A Sintering State Recognition Framework to Integrate Prior Knowledge and Hidden Information Considering Class Imbalance

Abstract

Estimation of the sintering state has importance for clinker quality improvements and the safe operation of the rotary kiln. Class imbalanced thermal signals usually pose challenges in feature extraction and abnormal state recognition. In this article, a novel framework that integrates prior knowledge and hidden information is developed for sintering state recognition in the class imbalance condition. For discriminative feature extraction of imbalanced data, a cascaded stack autoencoder (SAE) model is proposed to fuse our prior knowledge and hidden information. The model includes a feature extraction SAE and a deep fusion SAE: the former extracts hidden information from thermal signals, and the latter deeply fuses and compresses our prior knowledge and hidden information.

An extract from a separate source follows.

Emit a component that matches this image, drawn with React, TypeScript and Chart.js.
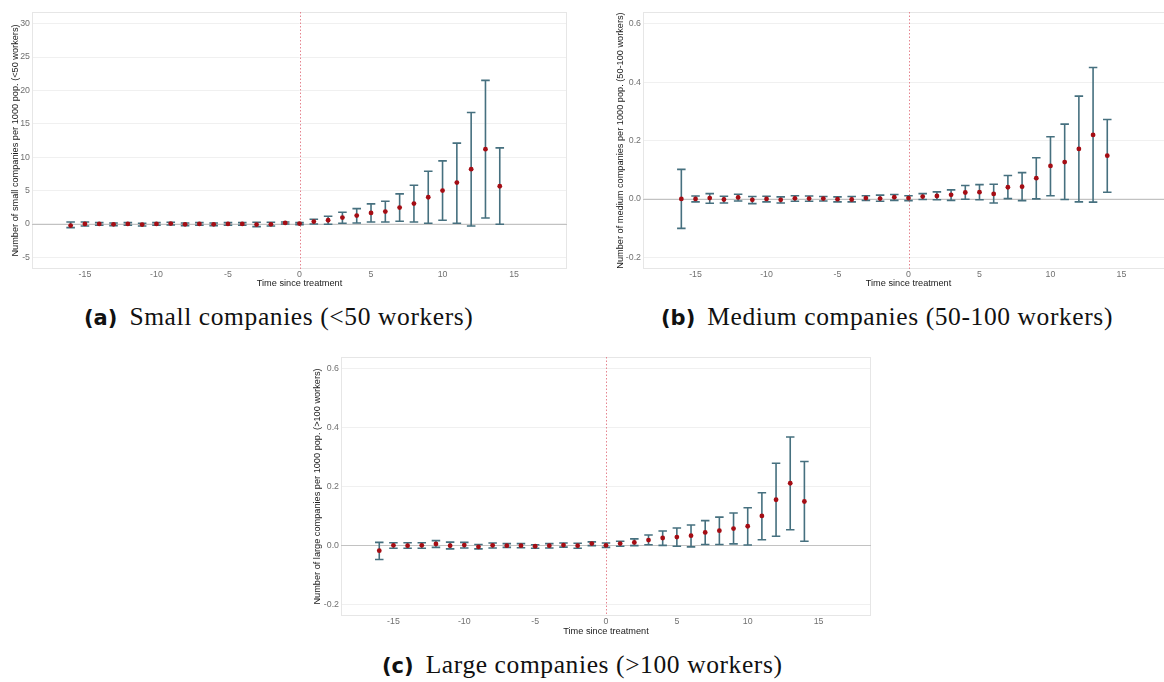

For the class imbalance of sintering samples, we propose a data-dependent kernel modification optimal margin distribution machine (ddKMODM) as a sintering state recognition model. Modifying the original kernel function by a conformal function depending on the data distribution in kernel space, ddKMODM can change the local volume expansion coefficient of the feature space to eliminate the negative effects caused by imbalanced samples. Experiments on real data show that the proposed framework can balance the detection rate of each state in the class imbalanced condition, and its overall sintering state recognition accuracy exceeds 92%.